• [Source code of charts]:
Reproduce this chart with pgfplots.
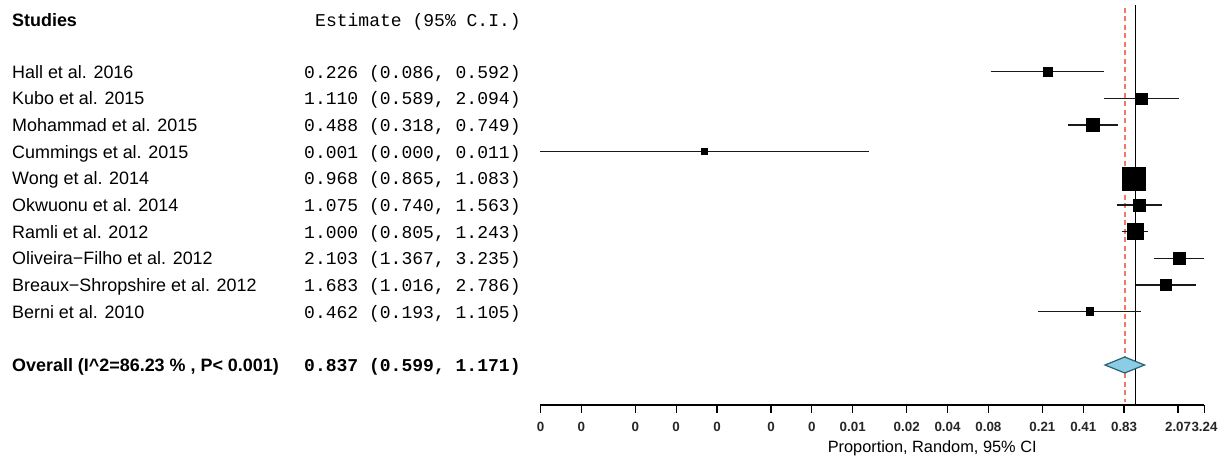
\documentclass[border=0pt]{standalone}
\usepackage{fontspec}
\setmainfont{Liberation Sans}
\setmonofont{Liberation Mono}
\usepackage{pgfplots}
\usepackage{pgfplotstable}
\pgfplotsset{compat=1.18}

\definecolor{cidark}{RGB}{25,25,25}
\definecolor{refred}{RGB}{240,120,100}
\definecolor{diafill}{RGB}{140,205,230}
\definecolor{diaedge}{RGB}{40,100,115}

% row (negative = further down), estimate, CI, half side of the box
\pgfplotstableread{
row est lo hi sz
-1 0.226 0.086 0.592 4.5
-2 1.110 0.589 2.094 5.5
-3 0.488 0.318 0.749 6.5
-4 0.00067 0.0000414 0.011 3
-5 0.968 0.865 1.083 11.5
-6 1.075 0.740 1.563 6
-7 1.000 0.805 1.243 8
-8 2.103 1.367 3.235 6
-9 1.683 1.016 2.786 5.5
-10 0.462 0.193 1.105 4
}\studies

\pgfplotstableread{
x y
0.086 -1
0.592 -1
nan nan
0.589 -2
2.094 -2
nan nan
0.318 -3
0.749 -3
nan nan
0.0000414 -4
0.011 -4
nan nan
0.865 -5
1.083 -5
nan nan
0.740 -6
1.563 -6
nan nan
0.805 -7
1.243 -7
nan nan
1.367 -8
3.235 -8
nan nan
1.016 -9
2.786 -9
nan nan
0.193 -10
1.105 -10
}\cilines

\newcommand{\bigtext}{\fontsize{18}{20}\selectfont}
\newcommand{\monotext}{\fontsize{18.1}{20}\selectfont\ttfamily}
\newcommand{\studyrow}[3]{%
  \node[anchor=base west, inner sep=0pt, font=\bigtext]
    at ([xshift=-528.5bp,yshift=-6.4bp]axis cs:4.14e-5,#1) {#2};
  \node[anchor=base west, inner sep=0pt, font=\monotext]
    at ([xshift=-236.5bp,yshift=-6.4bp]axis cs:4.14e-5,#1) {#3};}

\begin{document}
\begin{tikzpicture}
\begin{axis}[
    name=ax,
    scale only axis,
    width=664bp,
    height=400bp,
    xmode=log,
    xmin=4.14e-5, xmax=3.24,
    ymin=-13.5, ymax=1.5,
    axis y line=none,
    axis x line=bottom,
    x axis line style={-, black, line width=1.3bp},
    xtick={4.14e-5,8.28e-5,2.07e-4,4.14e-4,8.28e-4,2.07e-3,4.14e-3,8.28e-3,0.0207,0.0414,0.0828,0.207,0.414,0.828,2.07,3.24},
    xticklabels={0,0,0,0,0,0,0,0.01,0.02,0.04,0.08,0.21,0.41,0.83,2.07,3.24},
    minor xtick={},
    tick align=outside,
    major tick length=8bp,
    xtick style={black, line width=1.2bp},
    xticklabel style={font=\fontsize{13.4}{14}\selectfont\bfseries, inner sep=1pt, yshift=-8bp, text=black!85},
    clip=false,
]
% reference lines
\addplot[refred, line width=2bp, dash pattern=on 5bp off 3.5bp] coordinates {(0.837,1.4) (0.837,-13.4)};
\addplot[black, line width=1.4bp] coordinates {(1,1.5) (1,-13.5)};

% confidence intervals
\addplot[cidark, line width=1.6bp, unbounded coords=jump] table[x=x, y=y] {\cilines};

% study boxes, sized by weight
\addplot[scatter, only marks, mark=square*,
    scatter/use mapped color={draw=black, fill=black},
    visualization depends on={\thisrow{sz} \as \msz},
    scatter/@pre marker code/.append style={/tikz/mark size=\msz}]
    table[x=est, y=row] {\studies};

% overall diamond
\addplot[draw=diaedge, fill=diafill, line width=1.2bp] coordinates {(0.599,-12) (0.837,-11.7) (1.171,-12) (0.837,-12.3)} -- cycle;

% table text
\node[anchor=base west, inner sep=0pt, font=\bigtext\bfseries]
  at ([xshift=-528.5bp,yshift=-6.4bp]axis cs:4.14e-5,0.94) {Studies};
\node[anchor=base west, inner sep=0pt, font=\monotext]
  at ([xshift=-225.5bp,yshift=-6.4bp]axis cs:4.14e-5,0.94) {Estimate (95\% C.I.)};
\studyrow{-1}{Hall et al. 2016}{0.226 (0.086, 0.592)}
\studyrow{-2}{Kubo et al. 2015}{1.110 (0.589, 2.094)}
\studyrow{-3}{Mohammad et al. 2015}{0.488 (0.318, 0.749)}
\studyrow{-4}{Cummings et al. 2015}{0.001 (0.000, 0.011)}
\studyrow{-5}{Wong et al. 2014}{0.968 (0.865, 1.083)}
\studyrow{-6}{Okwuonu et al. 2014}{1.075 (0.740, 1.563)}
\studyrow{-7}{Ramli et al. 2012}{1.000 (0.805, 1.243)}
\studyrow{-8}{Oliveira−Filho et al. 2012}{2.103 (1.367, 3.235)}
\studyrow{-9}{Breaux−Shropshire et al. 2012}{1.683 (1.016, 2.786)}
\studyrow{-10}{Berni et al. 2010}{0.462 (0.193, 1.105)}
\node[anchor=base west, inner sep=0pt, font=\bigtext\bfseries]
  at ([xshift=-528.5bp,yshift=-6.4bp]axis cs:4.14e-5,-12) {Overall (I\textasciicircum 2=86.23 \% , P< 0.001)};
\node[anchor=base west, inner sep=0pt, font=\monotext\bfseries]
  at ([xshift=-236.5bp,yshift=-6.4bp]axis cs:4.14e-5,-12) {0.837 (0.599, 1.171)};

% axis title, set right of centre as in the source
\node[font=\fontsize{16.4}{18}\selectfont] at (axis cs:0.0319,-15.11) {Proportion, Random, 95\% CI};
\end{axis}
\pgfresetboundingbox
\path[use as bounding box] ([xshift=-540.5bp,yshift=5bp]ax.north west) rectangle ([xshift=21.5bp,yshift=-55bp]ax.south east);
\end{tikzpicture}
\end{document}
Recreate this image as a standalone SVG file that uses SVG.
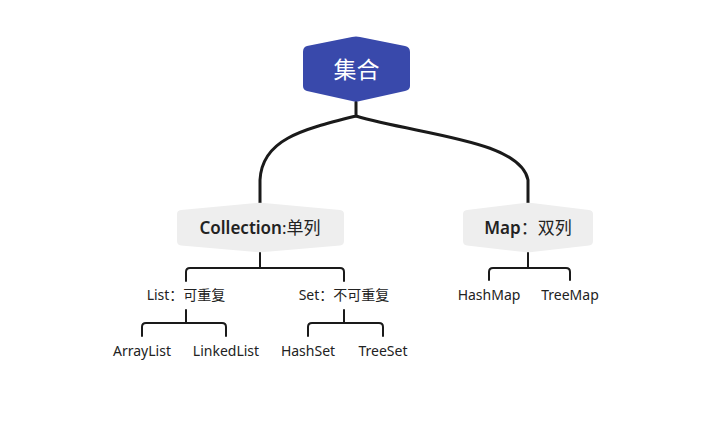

• [Exercise description]:
Isolate the lines that hold the word "standalone" and copy all of them.

• [The reply]:
\documentclass[border=0pt]{standalone}
Recreate this image as a standalone SVG file that uses SVG.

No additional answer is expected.